The board had last year cleared a third executive term for Chandrasekaran running until February 2027, when he turned 65. However, deliberations on any further extension were put on hold this week after differences emerged during a board meeting, CNBC-TV18 reported, citing people familiar with the matter.
The pause underscores internal strains as the group pushes through an aggressive investment cycle while grappling with uneven financial returns. The Economic Times reported that Chandrasekaran himself asked for discussions on his reappointment to be deferred after some directors raised concerns about mounting losses at several newer businesses.
Those concerns were led by Tata Trusts chairman Noel Tata, the principal shareholder of Tata Sons. Other board members countered that losses were expected in early-stage, capital-intensive ventures designed to secure the group’s long-term position.
Since taking charge in 2017, following the ouster of Cyrus Mistry, Chandrasekaran has driven a phase of expansion and consolidation.

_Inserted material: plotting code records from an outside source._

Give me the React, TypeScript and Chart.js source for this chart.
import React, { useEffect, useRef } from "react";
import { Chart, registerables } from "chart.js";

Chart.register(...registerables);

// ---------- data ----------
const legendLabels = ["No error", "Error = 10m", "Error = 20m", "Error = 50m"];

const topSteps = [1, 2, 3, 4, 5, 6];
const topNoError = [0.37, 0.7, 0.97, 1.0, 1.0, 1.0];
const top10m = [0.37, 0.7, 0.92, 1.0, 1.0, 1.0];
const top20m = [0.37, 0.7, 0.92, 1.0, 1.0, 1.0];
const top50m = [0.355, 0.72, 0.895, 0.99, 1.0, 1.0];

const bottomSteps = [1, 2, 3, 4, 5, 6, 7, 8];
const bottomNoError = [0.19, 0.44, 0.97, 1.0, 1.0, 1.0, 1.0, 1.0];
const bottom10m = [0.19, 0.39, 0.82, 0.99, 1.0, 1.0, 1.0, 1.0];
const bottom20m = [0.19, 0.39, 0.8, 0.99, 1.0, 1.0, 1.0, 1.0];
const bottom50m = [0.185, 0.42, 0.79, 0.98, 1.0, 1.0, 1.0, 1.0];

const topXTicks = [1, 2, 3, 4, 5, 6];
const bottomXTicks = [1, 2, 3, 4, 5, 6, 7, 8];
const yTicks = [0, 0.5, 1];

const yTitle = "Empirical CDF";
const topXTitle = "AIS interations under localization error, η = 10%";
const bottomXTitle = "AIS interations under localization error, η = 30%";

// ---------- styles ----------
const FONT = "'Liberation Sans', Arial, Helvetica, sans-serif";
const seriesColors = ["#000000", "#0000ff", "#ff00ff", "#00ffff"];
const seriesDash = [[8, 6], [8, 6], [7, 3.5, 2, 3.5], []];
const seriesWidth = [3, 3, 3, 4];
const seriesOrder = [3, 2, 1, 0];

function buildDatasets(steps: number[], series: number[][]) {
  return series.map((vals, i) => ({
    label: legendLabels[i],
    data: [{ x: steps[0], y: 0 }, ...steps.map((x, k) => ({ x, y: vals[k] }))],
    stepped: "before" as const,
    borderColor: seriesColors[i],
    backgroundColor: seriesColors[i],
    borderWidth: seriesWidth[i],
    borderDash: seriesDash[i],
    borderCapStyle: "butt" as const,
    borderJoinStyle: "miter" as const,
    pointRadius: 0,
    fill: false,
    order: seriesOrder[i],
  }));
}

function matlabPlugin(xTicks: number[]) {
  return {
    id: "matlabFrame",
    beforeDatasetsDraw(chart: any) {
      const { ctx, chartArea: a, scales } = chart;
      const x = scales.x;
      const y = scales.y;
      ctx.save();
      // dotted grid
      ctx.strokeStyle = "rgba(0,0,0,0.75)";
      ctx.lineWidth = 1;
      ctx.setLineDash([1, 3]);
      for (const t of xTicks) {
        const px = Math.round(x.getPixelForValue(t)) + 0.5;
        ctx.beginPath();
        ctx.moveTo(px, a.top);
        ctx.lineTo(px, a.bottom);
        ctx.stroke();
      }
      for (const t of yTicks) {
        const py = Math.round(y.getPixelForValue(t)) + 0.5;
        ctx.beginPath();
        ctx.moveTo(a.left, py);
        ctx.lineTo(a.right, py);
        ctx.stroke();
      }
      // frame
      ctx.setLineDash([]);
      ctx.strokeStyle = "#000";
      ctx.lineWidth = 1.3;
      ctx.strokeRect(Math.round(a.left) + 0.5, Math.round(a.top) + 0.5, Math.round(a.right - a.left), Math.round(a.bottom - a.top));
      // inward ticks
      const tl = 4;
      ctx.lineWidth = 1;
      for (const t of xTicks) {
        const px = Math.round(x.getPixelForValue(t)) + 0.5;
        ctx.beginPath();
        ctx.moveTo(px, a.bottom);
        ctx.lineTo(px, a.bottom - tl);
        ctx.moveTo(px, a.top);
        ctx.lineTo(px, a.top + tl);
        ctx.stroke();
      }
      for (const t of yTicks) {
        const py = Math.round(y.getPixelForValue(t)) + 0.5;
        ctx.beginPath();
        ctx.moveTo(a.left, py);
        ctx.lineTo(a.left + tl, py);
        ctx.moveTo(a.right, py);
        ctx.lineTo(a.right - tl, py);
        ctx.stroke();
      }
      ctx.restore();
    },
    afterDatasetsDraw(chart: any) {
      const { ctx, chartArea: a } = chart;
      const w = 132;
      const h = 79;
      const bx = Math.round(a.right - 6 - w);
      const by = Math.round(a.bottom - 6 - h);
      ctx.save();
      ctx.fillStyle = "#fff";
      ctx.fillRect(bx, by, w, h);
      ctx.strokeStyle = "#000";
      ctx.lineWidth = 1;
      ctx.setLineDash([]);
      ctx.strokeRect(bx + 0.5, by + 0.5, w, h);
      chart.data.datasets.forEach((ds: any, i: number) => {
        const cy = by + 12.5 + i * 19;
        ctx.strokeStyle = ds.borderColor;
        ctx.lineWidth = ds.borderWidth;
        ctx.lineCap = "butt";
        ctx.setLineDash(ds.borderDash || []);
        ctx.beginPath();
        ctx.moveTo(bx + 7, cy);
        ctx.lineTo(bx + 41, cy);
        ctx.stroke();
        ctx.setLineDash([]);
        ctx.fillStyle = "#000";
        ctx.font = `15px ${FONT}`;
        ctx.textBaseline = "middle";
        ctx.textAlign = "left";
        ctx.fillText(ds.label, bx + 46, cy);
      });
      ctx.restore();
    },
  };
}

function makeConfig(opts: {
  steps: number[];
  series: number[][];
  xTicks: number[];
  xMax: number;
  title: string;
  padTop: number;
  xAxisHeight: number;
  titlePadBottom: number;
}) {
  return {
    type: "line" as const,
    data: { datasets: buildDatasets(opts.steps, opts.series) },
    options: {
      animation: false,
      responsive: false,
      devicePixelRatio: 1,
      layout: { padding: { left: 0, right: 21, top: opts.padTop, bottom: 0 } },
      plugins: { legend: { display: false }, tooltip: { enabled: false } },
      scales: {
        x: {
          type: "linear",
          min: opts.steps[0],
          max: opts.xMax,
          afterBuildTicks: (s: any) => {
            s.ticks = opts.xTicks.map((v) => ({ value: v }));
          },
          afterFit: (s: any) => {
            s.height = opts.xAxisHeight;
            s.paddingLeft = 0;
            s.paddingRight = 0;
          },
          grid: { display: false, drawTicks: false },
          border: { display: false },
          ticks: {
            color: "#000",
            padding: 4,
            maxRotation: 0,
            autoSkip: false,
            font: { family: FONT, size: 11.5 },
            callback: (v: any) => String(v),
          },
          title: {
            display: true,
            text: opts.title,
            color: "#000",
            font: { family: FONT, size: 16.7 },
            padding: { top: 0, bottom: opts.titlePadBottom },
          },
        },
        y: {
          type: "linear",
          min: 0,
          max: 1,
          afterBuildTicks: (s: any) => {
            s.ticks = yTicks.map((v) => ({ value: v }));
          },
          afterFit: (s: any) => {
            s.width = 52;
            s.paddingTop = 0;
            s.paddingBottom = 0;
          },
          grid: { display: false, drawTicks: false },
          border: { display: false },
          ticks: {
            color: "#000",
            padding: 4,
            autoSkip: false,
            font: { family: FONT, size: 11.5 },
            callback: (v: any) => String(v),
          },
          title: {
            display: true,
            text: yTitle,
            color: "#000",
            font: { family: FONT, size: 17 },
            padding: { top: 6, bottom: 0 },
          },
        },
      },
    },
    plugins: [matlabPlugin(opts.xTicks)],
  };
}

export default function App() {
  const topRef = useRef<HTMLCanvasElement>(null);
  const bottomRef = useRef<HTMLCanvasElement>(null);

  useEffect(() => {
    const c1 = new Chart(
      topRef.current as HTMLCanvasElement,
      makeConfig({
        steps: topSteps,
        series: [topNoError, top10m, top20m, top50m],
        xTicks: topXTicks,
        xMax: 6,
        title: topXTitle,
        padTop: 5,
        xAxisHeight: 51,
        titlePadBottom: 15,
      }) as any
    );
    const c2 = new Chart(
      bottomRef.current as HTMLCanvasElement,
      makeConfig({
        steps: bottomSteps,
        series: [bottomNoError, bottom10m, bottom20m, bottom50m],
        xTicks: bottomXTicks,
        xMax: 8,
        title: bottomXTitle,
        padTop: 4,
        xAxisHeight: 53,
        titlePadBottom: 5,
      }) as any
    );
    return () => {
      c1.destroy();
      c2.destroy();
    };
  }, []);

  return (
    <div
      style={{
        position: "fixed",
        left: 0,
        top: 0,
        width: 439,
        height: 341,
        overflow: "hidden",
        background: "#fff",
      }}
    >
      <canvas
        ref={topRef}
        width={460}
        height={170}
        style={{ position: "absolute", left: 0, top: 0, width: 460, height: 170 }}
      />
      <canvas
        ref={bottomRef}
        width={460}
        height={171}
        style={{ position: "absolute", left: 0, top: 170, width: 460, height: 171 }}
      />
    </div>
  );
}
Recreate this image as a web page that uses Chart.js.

Over the past five years, the tata group has nearly doubled revenue and more than tripled net profit and market capitalisation, while committing about Rs 5.5 lakh crore to investments aimed at making the conglomerate “future fit”, according to its latest annual report.
Recent numbers, however, present a more mixed picture. Tata Sons reported a 24 per cent rise in revenue to Rs 5.92 lakh crore in fiscal 2025, while net profit fell 17 per cent to Rs 28,898 crore.
In its annual report, the company said the year opened with expectations of macroeconomic stability and easing inflation. That optimism faded as uncertainty over global trade policy intensified, complicating the operating environment.
For now, the question of leadership continuity at the apex of the Tata Group remains unresolved and closely watched by investors assessing the cost and conviction behind the conglomerate’s long-term bets.